What the task requires →
Give the number of lines holding the string "this", and nothing else.

==== Information shown

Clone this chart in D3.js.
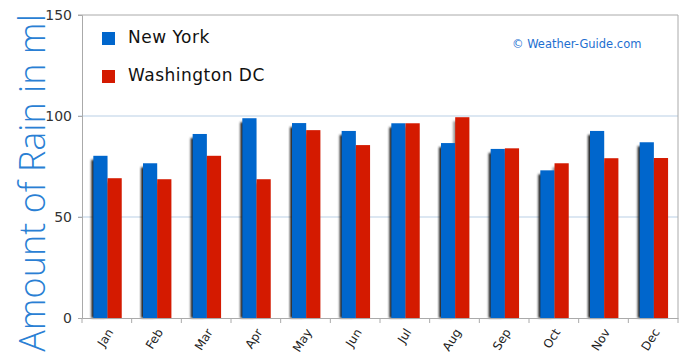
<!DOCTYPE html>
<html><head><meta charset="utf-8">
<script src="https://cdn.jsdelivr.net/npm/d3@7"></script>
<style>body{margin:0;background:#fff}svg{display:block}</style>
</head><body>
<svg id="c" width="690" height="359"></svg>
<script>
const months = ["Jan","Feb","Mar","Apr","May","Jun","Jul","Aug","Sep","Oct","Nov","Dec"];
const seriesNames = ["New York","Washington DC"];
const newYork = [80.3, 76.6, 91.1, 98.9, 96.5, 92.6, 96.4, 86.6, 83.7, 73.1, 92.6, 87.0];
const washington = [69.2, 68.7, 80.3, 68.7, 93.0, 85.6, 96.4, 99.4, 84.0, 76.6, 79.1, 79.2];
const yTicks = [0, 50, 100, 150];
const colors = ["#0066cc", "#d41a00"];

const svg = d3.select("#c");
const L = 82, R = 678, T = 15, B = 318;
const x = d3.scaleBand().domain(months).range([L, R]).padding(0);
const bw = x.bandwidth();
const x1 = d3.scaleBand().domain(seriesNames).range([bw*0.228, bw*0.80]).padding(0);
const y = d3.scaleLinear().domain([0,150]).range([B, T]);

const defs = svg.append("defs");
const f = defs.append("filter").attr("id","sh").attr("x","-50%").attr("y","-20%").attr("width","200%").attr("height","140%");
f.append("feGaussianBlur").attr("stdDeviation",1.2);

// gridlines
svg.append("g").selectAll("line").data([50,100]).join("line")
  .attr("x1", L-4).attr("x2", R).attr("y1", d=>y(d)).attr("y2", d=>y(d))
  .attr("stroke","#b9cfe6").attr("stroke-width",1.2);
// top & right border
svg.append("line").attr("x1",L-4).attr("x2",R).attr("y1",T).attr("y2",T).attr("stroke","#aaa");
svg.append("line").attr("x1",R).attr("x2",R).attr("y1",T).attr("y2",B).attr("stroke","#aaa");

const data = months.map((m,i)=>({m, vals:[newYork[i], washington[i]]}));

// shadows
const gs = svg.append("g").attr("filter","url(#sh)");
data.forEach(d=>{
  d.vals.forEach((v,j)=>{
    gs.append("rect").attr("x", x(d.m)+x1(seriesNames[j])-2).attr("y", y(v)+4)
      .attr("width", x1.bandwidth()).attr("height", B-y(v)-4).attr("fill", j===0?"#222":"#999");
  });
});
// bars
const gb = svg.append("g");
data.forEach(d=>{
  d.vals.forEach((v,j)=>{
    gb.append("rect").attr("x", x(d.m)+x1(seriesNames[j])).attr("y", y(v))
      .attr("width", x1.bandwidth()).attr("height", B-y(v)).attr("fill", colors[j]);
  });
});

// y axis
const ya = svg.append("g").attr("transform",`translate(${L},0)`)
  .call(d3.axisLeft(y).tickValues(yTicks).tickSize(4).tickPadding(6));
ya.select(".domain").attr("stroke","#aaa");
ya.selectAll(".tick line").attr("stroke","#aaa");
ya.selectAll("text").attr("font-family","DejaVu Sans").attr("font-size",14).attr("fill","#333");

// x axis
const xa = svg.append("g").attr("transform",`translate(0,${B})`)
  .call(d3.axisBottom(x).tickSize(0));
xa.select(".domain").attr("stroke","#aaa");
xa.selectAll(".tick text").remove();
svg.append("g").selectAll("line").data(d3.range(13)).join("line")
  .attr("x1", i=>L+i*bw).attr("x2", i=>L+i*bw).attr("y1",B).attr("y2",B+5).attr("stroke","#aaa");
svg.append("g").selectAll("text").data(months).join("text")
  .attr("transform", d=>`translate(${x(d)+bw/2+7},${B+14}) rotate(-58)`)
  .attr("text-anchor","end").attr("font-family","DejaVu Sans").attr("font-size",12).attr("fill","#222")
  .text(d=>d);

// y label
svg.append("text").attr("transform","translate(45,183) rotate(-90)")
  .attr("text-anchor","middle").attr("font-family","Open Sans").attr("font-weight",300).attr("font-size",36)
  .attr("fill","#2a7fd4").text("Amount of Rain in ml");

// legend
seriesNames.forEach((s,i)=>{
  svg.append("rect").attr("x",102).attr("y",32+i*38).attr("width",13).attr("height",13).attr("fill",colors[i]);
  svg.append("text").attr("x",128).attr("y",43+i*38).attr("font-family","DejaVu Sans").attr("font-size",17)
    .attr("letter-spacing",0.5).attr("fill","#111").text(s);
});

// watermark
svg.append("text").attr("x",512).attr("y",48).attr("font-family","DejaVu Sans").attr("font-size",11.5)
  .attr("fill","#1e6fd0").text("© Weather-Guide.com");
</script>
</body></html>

========
==== Information shown

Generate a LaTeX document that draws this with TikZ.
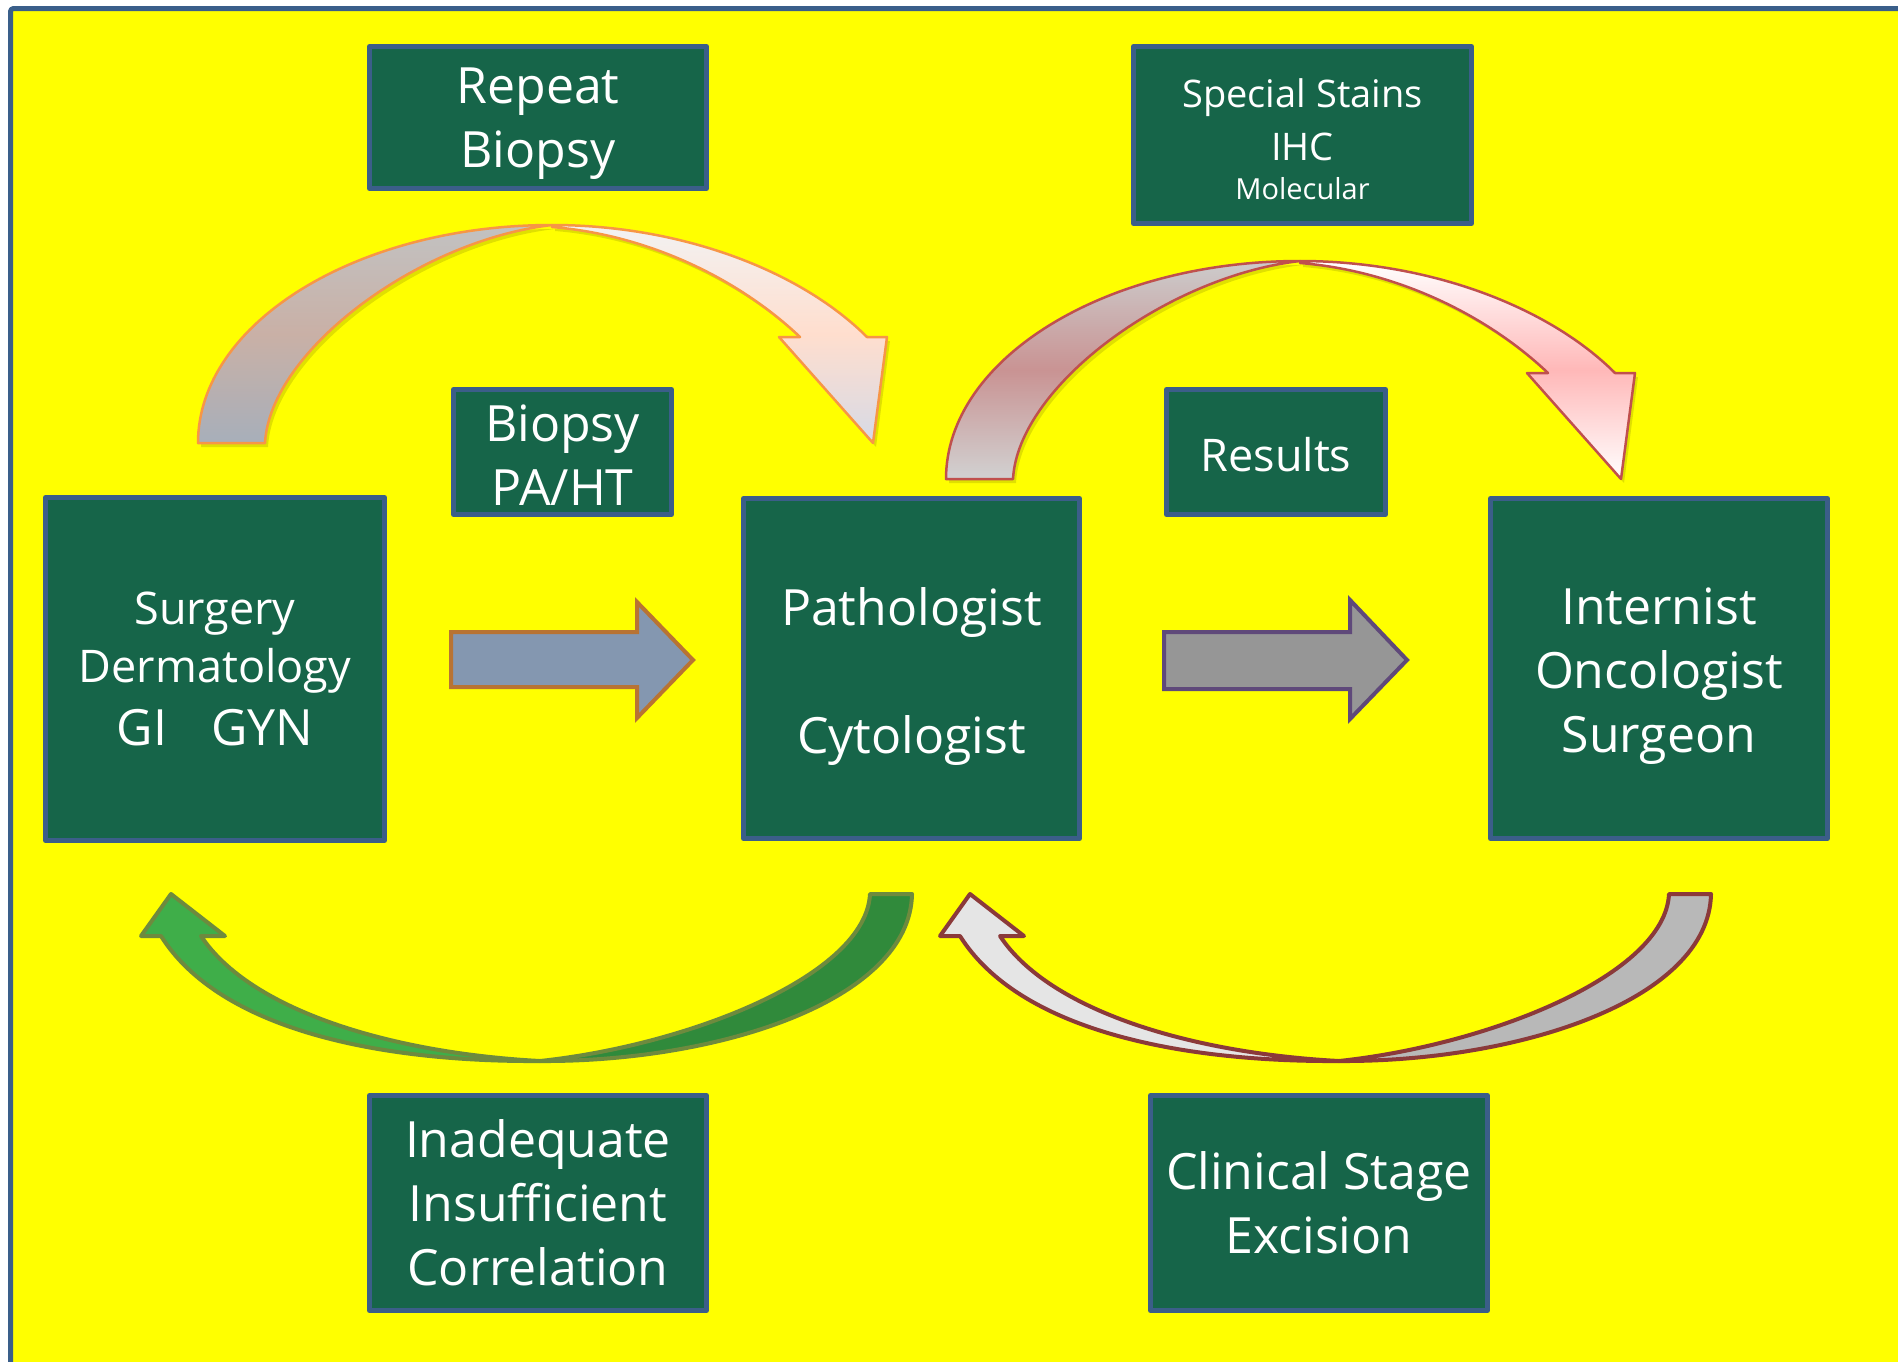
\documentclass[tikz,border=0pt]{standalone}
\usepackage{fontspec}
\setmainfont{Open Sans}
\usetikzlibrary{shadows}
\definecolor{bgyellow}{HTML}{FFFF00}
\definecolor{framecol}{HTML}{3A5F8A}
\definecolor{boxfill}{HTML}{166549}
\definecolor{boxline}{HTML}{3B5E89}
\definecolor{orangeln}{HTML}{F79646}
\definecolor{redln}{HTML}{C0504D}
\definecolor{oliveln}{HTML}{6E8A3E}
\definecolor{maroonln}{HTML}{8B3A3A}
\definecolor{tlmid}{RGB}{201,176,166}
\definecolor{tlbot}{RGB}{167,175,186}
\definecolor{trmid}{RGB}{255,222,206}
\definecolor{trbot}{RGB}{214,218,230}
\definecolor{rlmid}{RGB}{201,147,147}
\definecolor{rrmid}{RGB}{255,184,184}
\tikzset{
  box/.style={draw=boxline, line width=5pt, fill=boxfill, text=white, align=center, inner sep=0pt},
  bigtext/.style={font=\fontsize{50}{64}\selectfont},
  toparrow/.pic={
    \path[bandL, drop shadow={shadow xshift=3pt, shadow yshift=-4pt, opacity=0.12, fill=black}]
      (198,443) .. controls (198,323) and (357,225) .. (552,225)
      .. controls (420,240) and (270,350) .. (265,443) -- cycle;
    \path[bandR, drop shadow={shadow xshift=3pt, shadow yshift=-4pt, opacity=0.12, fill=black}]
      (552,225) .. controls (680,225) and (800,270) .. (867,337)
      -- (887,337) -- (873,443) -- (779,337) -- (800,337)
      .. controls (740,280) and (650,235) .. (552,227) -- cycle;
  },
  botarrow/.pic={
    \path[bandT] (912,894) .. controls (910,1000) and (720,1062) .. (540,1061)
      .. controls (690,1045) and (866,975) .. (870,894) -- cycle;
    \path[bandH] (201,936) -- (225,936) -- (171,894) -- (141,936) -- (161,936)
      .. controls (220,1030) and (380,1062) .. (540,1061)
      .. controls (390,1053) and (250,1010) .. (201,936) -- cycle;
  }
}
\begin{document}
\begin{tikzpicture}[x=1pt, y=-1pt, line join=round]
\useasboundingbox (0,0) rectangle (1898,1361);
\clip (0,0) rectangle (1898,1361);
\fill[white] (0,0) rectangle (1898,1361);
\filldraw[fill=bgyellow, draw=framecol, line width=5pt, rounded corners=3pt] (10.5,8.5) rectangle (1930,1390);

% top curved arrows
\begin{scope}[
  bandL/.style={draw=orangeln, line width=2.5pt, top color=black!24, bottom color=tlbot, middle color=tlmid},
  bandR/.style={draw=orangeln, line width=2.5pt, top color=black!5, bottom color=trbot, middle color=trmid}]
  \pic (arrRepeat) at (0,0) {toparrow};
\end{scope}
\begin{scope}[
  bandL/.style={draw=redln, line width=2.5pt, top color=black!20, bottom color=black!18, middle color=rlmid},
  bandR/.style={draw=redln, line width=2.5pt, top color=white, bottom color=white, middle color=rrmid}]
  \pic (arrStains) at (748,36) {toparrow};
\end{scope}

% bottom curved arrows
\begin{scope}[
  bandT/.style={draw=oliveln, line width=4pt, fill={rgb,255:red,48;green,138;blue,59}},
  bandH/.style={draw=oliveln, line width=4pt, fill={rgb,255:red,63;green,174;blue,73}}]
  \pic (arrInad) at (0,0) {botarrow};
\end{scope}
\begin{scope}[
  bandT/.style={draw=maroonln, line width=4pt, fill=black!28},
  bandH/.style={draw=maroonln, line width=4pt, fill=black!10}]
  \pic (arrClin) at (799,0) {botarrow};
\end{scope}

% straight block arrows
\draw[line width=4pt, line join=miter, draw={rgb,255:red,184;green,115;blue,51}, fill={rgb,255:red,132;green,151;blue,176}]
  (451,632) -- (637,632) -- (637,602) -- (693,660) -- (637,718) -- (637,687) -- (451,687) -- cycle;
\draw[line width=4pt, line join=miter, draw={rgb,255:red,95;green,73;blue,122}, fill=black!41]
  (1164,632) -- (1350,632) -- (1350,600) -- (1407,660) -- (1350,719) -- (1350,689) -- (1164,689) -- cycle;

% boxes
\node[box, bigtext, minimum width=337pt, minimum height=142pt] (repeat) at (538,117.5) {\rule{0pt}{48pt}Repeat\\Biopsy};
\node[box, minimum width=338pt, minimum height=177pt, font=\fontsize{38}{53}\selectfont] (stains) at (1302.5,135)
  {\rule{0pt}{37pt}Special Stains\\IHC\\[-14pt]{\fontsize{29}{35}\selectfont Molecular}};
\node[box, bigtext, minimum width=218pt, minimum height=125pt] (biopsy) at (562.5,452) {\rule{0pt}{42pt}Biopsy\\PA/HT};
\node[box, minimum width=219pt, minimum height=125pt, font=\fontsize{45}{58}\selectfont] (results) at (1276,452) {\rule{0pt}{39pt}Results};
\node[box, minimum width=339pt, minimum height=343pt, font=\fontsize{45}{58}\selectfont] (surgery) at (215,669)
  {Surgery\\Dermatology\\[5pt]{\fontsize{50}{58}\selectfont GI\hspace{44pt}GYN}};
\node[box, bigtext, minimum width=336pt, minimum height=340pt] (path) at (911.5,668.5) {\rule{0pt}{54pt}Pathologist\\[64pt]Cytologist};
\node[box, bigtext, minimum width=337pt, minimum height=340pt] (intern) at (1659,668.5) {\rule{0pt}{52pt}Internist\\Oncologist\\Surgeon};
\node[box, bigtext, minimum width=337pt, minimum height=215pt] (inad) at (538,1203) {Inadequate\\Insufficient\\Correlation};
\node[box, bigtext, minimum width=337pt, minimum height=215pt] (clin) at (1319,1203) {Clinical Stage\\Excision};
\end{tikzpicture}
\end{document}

========

Exercise solution →
2